Requirements
Find every line with "this" in it, then report how many there are and nothing more.

Supplied records
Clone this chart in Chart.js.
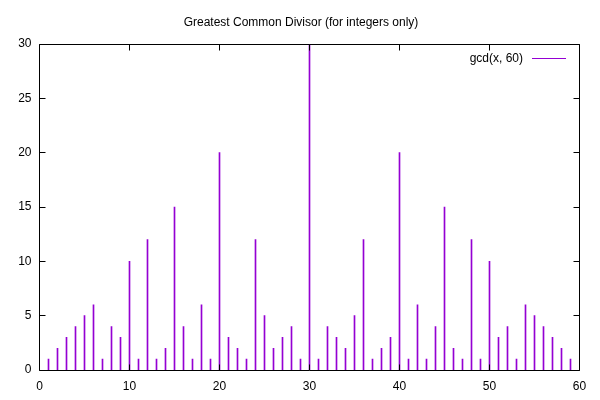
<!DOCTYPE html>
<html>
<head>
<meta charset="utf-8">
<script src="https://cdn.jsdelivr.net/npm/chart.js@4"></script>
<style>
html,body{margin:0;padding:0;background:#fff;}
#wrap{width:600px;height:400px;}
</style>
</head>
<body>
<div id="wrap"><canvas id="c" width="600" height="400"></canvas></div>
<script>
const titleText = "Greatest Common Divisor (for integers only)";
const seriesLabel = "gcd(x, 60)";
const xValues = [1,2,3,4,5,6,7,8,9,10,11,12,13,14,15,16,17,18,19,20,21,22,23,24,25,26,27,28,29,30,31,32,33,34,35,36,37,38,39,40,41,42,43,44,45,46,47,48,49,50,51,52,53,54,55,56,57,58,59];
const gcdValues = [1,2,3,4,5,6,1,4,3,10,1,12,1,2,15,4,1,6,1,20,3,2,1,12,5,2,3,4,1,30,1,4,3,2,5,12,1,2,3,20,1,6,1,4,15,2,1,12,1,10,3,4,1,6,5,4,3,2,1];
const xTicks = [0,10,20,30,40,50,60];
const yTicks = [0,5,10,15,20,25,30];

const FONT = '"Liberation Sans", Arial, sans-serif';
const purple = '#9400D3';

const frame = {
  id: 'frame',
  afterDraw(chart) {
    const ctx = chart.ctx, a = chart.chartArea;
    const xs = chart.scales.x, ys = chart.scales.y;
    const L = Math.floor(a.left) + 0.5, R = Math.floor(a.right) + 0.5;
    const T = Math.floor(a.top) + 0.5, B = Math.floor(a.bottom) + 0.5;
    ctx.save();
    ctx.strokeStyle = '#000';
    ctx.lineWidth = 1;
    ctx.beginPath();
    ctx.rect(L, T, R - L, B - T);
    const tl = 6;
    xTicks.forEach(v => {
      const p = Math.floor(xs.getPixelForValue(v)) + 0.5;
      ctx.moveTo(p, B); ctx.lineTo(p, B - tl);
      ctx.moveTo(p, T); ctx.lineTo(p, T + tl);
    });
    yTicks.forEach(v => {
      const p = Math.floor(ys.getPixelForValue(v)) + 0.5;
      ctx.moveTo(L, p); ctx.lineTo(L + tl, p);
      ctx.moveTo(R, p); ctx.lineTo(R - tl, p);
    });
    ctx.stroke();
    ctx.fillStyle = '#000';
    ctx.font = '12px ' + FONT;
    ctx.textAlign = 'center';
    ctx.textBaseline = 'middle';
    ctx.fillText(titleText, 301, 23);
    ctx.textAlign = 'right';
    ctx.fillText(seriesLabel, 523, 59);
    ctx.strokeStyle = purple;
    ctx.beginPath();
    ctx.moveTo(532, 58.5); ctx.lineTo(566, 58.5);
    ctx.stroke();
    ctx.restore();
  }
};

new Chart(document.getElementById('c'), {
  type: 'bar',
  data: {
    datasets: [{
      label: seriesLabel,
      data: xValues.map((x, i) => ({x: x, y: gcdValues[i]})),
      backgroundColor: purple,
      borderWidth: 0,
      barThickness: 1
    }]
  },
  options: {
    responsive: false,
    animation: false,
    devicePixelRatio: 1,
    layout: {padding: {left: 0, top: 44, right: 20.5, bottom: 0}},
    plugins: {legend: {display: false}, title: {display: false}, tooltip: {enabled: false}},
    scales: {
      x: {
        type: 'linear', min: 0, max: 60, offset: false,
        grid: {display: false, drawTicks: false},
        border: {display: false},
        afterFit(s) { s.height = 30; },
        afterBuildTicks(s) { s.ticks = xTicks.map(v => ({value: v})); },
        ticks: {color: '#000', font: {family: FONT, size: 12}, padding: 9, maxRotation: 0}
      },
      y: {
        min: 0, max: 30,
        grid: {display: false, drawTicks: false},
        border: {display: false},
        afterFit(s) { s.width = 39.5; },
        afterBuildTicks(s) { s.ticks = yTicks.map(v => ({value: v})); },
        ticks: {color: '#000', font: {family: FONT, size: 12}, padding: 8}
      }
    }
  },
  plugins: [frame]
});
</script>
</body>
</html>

...

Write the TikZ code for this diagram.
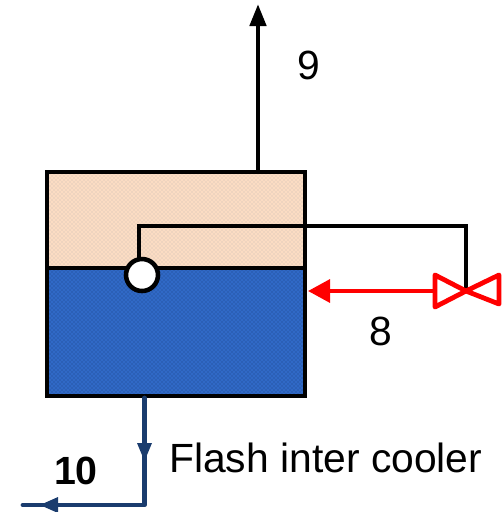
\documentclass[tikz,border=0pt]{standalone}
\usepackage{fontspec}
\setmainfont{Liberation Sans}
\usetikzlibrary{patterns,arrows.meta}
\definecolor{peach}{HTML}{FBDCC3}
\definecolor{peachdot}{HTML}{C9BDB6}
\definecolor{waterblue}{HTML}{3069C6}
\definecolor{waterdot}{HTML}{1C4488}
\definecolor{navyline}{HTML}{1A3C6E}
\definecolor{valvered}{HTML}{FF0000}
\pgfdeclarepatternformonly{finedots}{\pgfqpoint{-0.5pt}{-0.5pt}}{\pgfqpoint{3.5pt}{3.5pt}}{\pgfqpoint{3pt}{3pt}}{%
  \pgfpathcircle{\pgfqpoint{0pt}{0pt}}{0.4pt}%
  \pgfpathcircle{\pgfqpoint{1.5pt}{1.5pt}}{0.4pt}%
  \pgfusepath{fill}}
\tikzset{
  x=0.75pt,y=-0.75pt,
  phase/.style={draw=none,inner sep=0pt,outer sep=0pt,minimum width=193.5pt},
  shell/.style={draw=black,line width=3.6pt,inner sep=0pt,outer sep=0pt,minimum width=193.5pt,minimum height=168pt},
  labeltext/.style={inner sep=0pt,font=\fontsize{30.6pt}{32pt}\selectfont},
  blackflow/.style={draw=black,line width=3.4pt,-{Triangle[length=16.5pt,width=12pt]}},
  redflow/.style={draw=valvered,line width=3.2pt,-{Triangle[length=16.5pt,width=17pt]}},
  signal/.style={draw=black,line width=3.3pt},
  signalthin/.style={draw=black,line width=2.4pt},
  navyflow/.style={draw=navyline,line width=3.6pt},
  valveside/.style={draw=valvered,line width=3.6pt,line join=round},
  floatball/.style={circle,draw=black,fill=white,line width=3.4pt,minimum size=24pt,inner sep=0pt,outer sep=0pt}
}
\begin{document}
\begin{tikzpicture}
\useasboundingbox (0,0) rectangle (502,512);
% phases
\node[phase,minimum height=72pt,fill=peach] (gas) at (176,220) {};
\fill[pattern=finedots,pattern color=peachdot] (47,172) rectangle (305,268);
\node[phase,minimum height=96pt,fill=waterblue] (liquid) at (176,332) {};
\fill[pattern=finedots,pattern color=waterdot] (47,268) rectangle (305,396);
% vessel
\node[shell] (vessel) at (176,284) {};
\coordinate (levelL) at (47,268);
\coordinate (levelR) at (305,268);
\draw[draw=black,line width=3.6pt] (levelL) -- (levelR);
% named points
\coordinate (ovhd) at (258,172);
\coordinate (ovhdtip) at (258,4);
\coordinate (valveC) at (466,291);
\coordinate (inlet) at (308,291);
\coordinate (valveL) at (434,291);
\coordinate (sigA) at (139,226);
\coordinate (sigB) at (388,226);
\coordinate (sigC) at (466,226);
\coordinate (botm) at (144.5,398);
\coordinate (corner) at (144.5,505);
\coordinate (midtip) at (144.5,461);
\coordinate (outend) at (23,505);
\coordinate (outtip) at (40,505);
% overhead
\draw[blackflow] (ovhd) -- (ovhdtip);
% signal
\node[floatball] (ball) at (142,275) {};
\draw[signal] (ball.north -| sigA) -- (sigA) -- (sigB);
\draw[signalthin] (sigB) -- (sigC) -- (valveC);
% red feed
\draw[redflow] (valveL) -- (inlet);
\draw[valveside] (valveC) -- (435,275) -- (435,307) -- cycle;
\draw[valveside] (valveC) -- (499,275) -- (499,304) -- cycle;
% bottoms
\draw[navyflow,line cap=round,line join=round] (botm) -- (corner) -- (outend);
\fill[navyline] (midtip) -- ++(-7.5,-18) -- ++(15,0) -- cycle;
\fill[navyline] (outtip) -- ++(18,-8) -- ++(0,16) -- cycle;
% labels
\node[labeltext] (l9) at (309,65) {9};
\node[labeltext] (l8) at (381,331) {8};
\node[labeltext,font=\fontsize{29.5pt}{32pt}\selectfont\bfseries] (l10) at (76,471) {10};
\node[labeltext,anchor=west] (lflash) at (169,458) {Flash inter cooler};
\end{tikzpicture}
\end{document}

Answer below
2